Cuaresma
Sábado de la semana V
Textos
† Del evangelio según san Juan (11, 45-56)
En aquel tiempo, muchos de los judíos que habían ido a casa de Marta y María, al ver que Jesús había resucitado a Lázaro, creyeron en él. Pero algunos de entre ellos fueron a ver a los fariseos y les contaron lo que había hecho Jesús.
Entonces los sumos sacerdotes y los fariseos convocaron al sanedrín y decían: “¿Qué será bueno hacer? Ese hombre está haciendo muchos prodigios. Si lo dejamos seguir así, todos van a creer en él, van a venir los romanos y destruirán nuestro templo y nuestra nación”.
Pero uno de ellos, llamado Caifás, que era sumo sacerdote aquel año, les dijo: “Ustedes no saben nada. No comprenden que conviene que un solo hombre muera por el pueblo y no que toda la nación perezca”. Sin embargo, esto no lo dijo por sí mismo, sino que, siendo sumo sacerdote aquel año, profetizó que Jesús iba a morir por la nación, y no sólo por la nación, sino también para congregar en la unidad a los hijos de Dios, que estaban dispersos. Por lo tanto, desde aquel día tomaron la decisión de matarlo.
Por esta razón, Jesús ya no andaba públicamente entre los judíos, sino que se retiró a la ciudad de Efraín, en la región contigua al desierto y allí se quedó con sus discípulos.
Se acercaba la Pascua de los judíos y muchos de las regiones circunvecinas llegaron a Jerusalén antes de la Pascua, para purificarse. Buscaban a Jesús en el templo y se decían unos a otros: “¿Qué pasará? ¿No irá a venir para la fiesta?”. Palabra del Señor.
Fondo Musical: P. Martin Alejandro Arceo Álvarez
Mensaje[1]
Este pasaje evangélico que sigue inmediatamente a la resurrección de Lázaro quiere prepararnos para la celebración de la santa semana de la pasión, muerte y resurrección de Jesús.
Los sumos sacerdotes han comprendido que el milagro de la resurrección de Lázaro era un acontecimiento tan extraordinario que podía hacer crecer de manera imparable un movimiento de adhesión a Jesús. Y entonces sería fácil que el poder que tenían sobre la gente se hiciera pedazos. Se repetía de forma análoga lo que sucedió ya en el momento del nacimiento de Jesús, cuando Herodes trató de matar al Niño temiendo que pudiera disputarle el trono. Y también esta vez se decide matar a Jesús.
Caifás, en plena asamblea, toma la palabra y dice con solemnidad: «Conviene que muera uno solo por el pueblo y no perezca toda la nación». Él no sabía que estaba interpretando el significado más profundo y verdadero de Jesús, único salvador del mundo.
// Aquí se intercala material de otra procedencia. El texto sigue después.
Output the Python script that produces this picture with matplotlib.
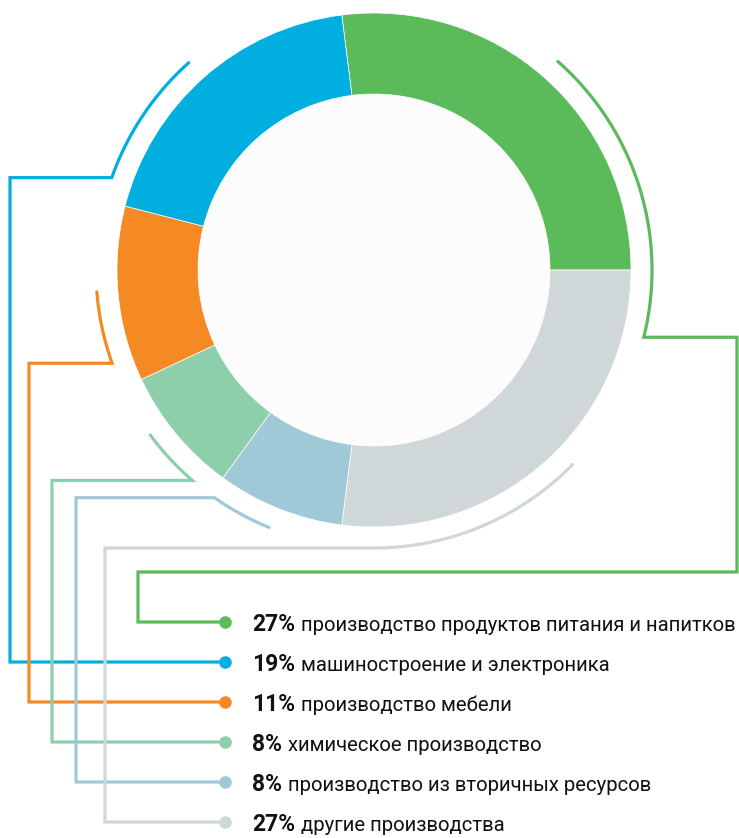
import numpy as np
import matplotlib
matplotlib.use("Agg")
import matplotlib.pyplot as plt

plt.rcParams['font.family'] = ['Roboto', 'DejaVu Sans']

# sectors, clockwise from the top
shares = [27, 27, 8, 8, 11, 19]
colors = ['#5bba5a', '#cfd7d9', '#a0c9d8', '#8ecfab', '#f58a24', '#00aee0']

# legend order
legend_pct = ['27%', '19%', '11%', '8%', '8%', '27%']
legend_txt = ['производство продуктов питания и напитков',
              'машиностроение и электроника',
              'производство мебели',
              'химическое производство',
              'производство из вторичных ресурсов',
              'другие производства']
legend_col = ['#5bba5a', '#00aee0', '#f58a24', '#8ecfab', '#a0c9d8', '#cfd7d9']

W, H = 739, 838
fig = plt.figure(figsize=(W / 100, H / 100), dpi=100)
ax = fig.add_axes([0, 0, 1, 1])

cx, cy = 374, 270
R, r_in = 257, 176
start = -shares[0] / 100 * 360  # y axis is flipped, so angles go the other way
ax.pie(shares, colors=colors, center=(cx, cy), radius=R, startangle=start,
       counterclock=True, frame=True,
       wedgeprops=dict(width=R - r_in, edgecolor='white', linewidth=0.5))
ax.add_patch(plt.Circle((cx, cy), r_in - 0.5, color='#fcfcfc', zorder=0.5))
ax.set_xlim(0, W)
ax.set_ylim(H, 0)
ax.set_aspect('equal')
ax.axis('off')

ra = 278
lw = 2.3
row_y = [622 + 40 * i for i in range(6)]
dot_x = 225


def arc(a0, a1):
    # screen angles in degrees, counterclockwise positive
    t = np.radians(np.linspace(a0, a1, 80))
    return list(cx + ra * np.cos(t)), list(cy - ra * np.sin(t))


def lead(xs, ys, col):
    ax.plot(xs, ys, color=col, lw=lw, solid_capstyle='round',
            solid_joinstyle='miter', zorder=3)


# green: arc on the right, around and down to the first row
xs, ys = arc(48.6, -14)
xs += [737, 737, 138, 138, dot_x]
ys += [ys[-1], 572, 572, row_y[0], row_y[0]]
lead(xs, ys, legend_col[0])

# blue
xs, ys = arc(131.8, 160.6)
xs += [10, 10, dot_x]
ys += [ys[-1], row_y[1], row_y[1]]
lead(xs, ys, legend_col[1])

# orange
xs, ys = arc(184.5, 199.6)
xs += [29, 29, dot_x]
ys += [ys[-1], row_y[2], row_y[2]]
lead(xs, ys, legend_col[2])

# light green
xs, ys = arc(216.4, 229.2)
xs += [52, 52, dot_x]
ys += [ys[-1], row_y[3], row_y[3]]
lead(xs, ys, legend_col[3])

# light blue: the corner sits at the start of the arc
xs, ys = arc(247.8, 235)
xs += [76, 76, dot_x]
ys += [ys[-1], row_y[4], row_y[4]]
lead(xs, ys, legend_col[4])

# gray
xs, ys = arc(-44.4, -90)
xs += [105, 105, dot_x]
ys += [ys[-1], row_y[5], row_y[5]]
lead(xs, ys, legend_col[5])

renderer = fig.canvas.get_renderer()
inv = ax.transData.inverted()
for y, p, t, c in zip(row_y, legend_pct, legend_txt, legend_col):
    ax.plot(dot_x, y, 'o', ms=8, color=c, zorder=4)
    tp = ax.text(252, y + 9, p, fontsize=16.5, fontweight='bold',
                 color='#111111', va='baseline', ha='left')
    x1 = inv.transform(tp.get_window_extent(renderer).p1)[0]
    ax.text(x1 + 6, y + 9, t, fontsize=14.6, color='#111111',
            va='baseline', ha='left')

fig.savefig('out.png', dpi=100)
En efecto, la muerte de Jesús habría abatido los muros que dividían a los pueblos, y la historia habría tomado un nuevo rumbo, el de la unidad entre las naciones. En aquella asamblea se tomó por tanto la decisión solemne de matar al joven profeta.
Jesús, una vez más, se retira y va a Efraín con sus discípulos. Es el tiempo de la oración y de la reflexión. Era necesario crecer en la comunión, reforzar los vínculos de amistad y fraternidad, y para los discípulos, crecer en la fe hacia aquel Maestro.
Jesús sabía bien en qué medida era necesario, sobre todo en aquel momento, recoger y reforzar su fe. Yo pienso que gastó no pocas energías en adiestrarles y exhortarles para que permanecieran firmes en el camino del amor, venciendo temores, cerrazón y miedos. Jesús trataba de esconderse para evitar que la multitud, que había aprendido a reconocerlo, se reuniese. Pero el deseo que tantos tenían de verlo, de hablar con él, de tocarlo, era tan grande que muchos de los peregrinos llegados a Jerusalén para la Pascua se acercaban al templo para verle. Este deseo de las multitudes de ver a Jesús es una invitación también para nosotros en estos días, para que no nos separemos de este maestro que «todo lo ha hecho bien».
[1] V. Paglia – Comunidad de Sant’Egidio, La palabra de Dios cada día, 2018, 145-146.